Jazz mengalun di mana-mana. Ekonomi melesat. Dan muncullah figur perempuan modern yang kelak jadi ikon: para flapper.
Ciri mereka mudah dikenali. Rambut dipotong bob, gaun longgar tanpa lekuk pinggang, rok jauh lebih pendek daripada sebelumnya.
Ada satu tren yang unik dan kerap jadi bahan obrolan: melukis bagian lutut. Banyak orang membacanya sebagai simbol perlawanan yang terang-terangan.
Ini cara perempuan muda menantang tradisi yang dianggap mengekang. Lutut yang dulu rapat tertutup menjadi kanvas baru untuk ekspresi diri.
Desainnya macam-macam, dari pulasan pemerah pipi yang sederhana sampai lukisan kecil yang rumit seperti potret, bunga, atau pemandangan.
Ripley's Believe It or Not! pernah mencatat fenomena ini. Pesannya jelas: tubuh adalah milik mereka sendiri, bukan milik aturan konservatif dari masa lalu.

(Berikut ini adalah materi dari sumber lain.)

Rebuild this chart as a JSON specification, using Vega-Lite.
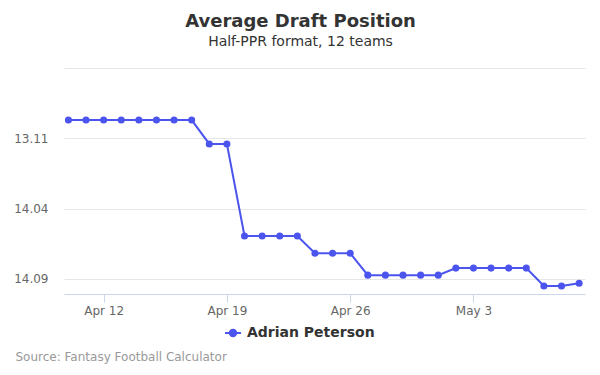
{
  "$schema": "https://vega.github.io/schema/vega-lite/v6.json",
  "autosize": {"type": "none"},
  "width": 521,
  "height": 226,
  "padding": {"left": 64, "top": 68, "right": 15, "bottom": 81},
  "background": "white",
  "title": {
    "text": "Average Draft Position",
    "subtitle": "Half-PPR format, 12 teams",
    "anchor": "middle",
    "frame": "group",
    "dx": -24,
    "offset": 19,
    "font": "DejaVu Sans",
    "fontSize": 18,
    "fontWeight": "bold",
    "color": "#333333",
    "subtitleFont": "DejaVu Sans",
    "subtitleFontSize": 14,
    "subtitleColor": "#333333",
    "subtitlePadding": 4
  },
  "config": {
    "view": {"stroke": null},
    "font": "DejaVu Sans"
  },
  "data": {
    "values": [
      {"date": "2018-04-10", "adp": 153.7, "player": "Adrian Peterson"},
      {"date": "2018-04-11", "adp": 153.7, "player": "Adrian Peterson"},
      {"date": "2018-04-12", "adp": 153.7, "player": "Adrian Peterson"},
      {"date": "2018-04-13", "adp": 153.7, "player": "Adrian Peterson"},
      {"date": "2018-04-14", "adp": 153.7, "player": "Adrian Peterson"},
      {"date": "2018-04-15", "adp": 153.7, "player": "Adrian Peterson"},
      {"date": "2018-04-16", "adp": 153.7, "player": "Adrian Peterson"},
      {"date": "2018-04-17", "adp": 153.7, "player": "Adrian Peterson"},
      {"date": "2018-04-18", "adp": 155.4, "player": "Adrian Peterson"},
      {"date": "2018-04-19", "adp": 155.4, "player": "Adrian Peterson"},
      {"date": "2018-04-20", "adp": 161.95, "player": "Adrian Peterson"},
      {"date": "2018-04-21", "adp": 161.95, "player": "Adrian Peterson"},
      {"date": "2018-04-22", "adp": 161.95, "player": "Adrian Peterson"},
      {"date": "2018-04-23", "adp": 161.95, "player": "Adrian Peterson"},
      {"date": "2018-04-24", "adp": 163.17, "player": "Adrian Peterson"},
      {"date": "2018-04-25", "adp": 163.17, "player": "Adrian Peterson"},
      {"date": "2018-04-26", "adp": 163.17, "player": "Adrian Peterson"},
      {"date": "2018-04-27", "adp": 164.73, "player": "Adrian Peterson"},
      {"date": "2018-04-28", "adp": 164.73, "player": "Adrian Peterson"},
      {"date": "2018-04-29", "adp": 164.73, "player": "Adrian Peterson"},
      {"date": "2018-04-30", "adp": 164.73, "player": "Adrian Peterson"},
      {"date": "2018-05-01", "adp": 164.73, "player": "Adrian Peterson"},
      {"date": "2018-05-02", "adp": 164.23, "player": "Adrian Peterson"},
      {"date": "2018-05-03", "adp": 164.23, "player": "Adrian Peterson"},
      {"date": "2018-05-04", "adp": 164.23, "player": "Adrian Peterson"},
      {"date": "2018-05-05", "adp": 164.23, "player": "Adrian Peterson"},
      {"date": "2018-05-06", "adp": 164.23, "player": "Adrian Peterson"},
      {"date": "2018-05-07", "adp": 165.5, "player": "Adrian Peterson"},
      {"date": "2018-05-08", "adp": 165.5, "player": "Adrian Peterson"},
      {"date": "2018-05-09", "adp": 165.3, "player": "Adrian Peterson"}
    ]
  },
  "encoding": {
    "x": {
      "field": "date",
      "type": "temporal",
      "scale": {
        "type": "utc",
        "domain": [
          {"year": 2018, "month": "apr", "date": 9, "hours": 18, "utc": true},
          {"year": 2018, "month": "may", "date": 9, "hours": 8, "utc": true}
        ]
      },
      "axis": {
        "title": "Source: Fantasy Football Calculator",
        "titleAnchor": "start",
        "titleAlign": "left",
        "titleBaseline": "middle",
        "titleX": -49,
        "titleY": 62,
        "titleFont": "DejaVu Sans",
        "titleFontSize": 12,
        "titleFontWeight": "normal",
        "titleColor": "#999999",
        "values": [
          {"year": 2018, "month": "apr", "date": 12, "utc": true},
          {"year": 2018, "month": "apr", "date": 19, "utc": true},
          {"year": 2018, "month": "apr", "date": 26, "utc": true},
          {"year": 2018, "month": "may", "date": 3, "utc": true}
        ],
        "labelExpr": "utcFormat(datum.value, '%b %-d')",
        "grid": false,
        "domainColor": "#ccd6eb",
        "tickColor": "#ccd6eb",
        "tickSize": 8,
        "labelColor": "#666666",
        "labelFontSize": 12,
        "labelPadding": 3,
        "labelFont": "DejaVu Sans"
      }
    },
    "y": {
      "field": "adp",
      "type": "quantitative",
      "scale": {"domain": [150, 166.07], "reverse": true, "nice": false, "zero": false},
      "axis": {
        "title": null,
        "values": [150, 155, 160, 165],
        "labelExpr": "datum.value == 150 ? '' : (floor((datum.value - 1) / 12) + 1) + '.' + ((((datum.value - 1) % 12) + 1) < 10 ? '0' : '') + (((datum.value - 1) % 12) + 1)",
        "domain": false,
        "ticks": false,
        "gridColor": "#e6e6e6",
        "labelColor": "#666666",
        "labelFontSize": 12,
        "labelPadding": 16,
        "labelFont": "DejaVu Sans"
      }
    },
    "color": {
      "field": "player",
      "type": "nominal",
      "scale": {"range": ["#4b55ed"]},
      "legend": {
        "title": null,
        "orient": "none",
        "legendX": 160,
        "legendY": 256,
        "symbolType": "M -1 0 L 1 0 M 0.4 0 A 0.4 0.4 0 1 1 -0.4 0 A 0.4 0.4 0 1 1 0.4 0",
        "symbolSize": 256,
        "symbolStrokeWidth": 2,
        "symbolFillColor": "#4b55ed",
        "symbolStrokeColor": "#4b55ed",
        "labelFont": "DejaVu Sans",
        "labelFontSize": 14,
        "labelFontWeight": "bold",
        "labelColor": "#333333",
        "labelOffset": 5
      }
    }
  },
  "layer": [
    {"mark": {"type": "line", "strokeWidth": 2}},
    {"mark": {"type": "point", "filled": true, "size": 50, "opacity": 1}}
  ]
}
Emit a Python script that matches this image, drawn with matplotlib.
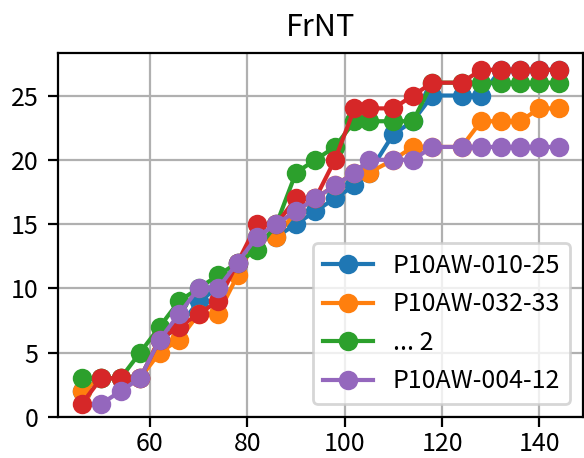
import matplotlib
matplotlib.use("Agg")
import matplotlib.pyplot as plt

plt.rcParams['font.family'] = ['Noto Sans CJK JP', 'DejaVu Sans']

# shared x positions
x_all = [46, 50, 54, 58, 62, 66, 70, 74, 78, 82, 86, 90, 94, 98,
         102, 105, 110, 114, 118, 124, 128, 132, 136, 140, 144]

blue_y = [2, 3, 3, 3, 6, 7, 9, 10, 12, 14, 14, 15, 16, 17,
          18, 19, 22, 23, 25, 25, 25, 27, 27, 27, 27]
orange_y = [2, 3, 3, 3, 5, 6, 8, 8, 11, 14, 14, 16, 17, 18,
            19, 19, 20, 21, 21, 21, 23, 23, 23, 24, 24]
green_y = [3, 3, 3, 5, 7, 9, 10, 11, 12, 13, 15, 19, 20, 21,
           23, 23, 23, 23, 26, 26, 26, 26, 26, 26, 26]
red_y = [1, 3, 3, 3, 6, 7, 8, 9, 12, 15, 15, 17, 17, 20,
         24, 24, 24, 25, 26, 26, 27, 27, 27, 27, 27]
# purple starts one step later
purple_x = x_all[1:]
purple_y = [1, 2, 3, 6, 8, 10, 10, 12, 14, 15, 16, 17, 18,
            19, 20, 20, 20, 21, 21, 21, 21, 21, 21, 21]

labels = ["P10AW-010-25", "P10AW-032-33", "... 2", "_nolegend_", "P10AW-004-12"]

fig, ax = plt.subplots(figsize=(2.92, 2.29), dpi=200)
fig.subplots_adjust(left=0.099, right=0.998, bottom=0.09, top=0.884)

ax.plot(x_all, blue_y, marker='o', label=labels[0])
ax.plot(x_all, orange_y, marker='o', label=labels[1])
ax.plot(x_all, green_y, marker='o', label=labels[2])
ax.plot(x_all, red_y, marker='o', label=labels[3])
ax.plot(purple_x, purple_y, marker='o', label=labels[4])

ax.set_ylim(bottom=0)
ax.set_title("FrNT", fontsize=11)
ax.tick_params(labelsize=9)
ax.tick_params(axis='x', pad=1.5)
ax.grid(True)
ax.legend(loc='lower right', fontsize=9)

fig.savefig("out.png", dpi=200)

Apakah gambaran itu berlaku untuk semua? Tidak selalu. Fenomena flapper lebih kuat di kota-kota besar, misalnya New York atau Paris, tempat perempuan muda kelas menengah ke atas punya akses, waktu, dan uang untuk gaya hidup modern.
Mereka bisa nongkrong di klub jazz, membeli gaun terbaru, dan mengikuti majalah-majalah mode. Di pedesaan, kehidupan berjalan berbeda, jauh dari hiruk pikuk tren melukis lutut.
Motivasi flapper juga beragam dan tidak sesederhana satu slogan. Apakah semuanya punya kesadaran feminis? Mungkin hanya sebagian. Bagi banyak orang, ini sekadar mengikuti arus mode. Media massa memegang peran penting.
Majalah The Flapper terbit sejak 1922 dan ikut membentuk citra flapper, rujukannya juga tampak dalam materi yang beredar di Wikimedia Commons. Kehadiran figur perempuan modern ini sekaligus menciptakan pasar baru.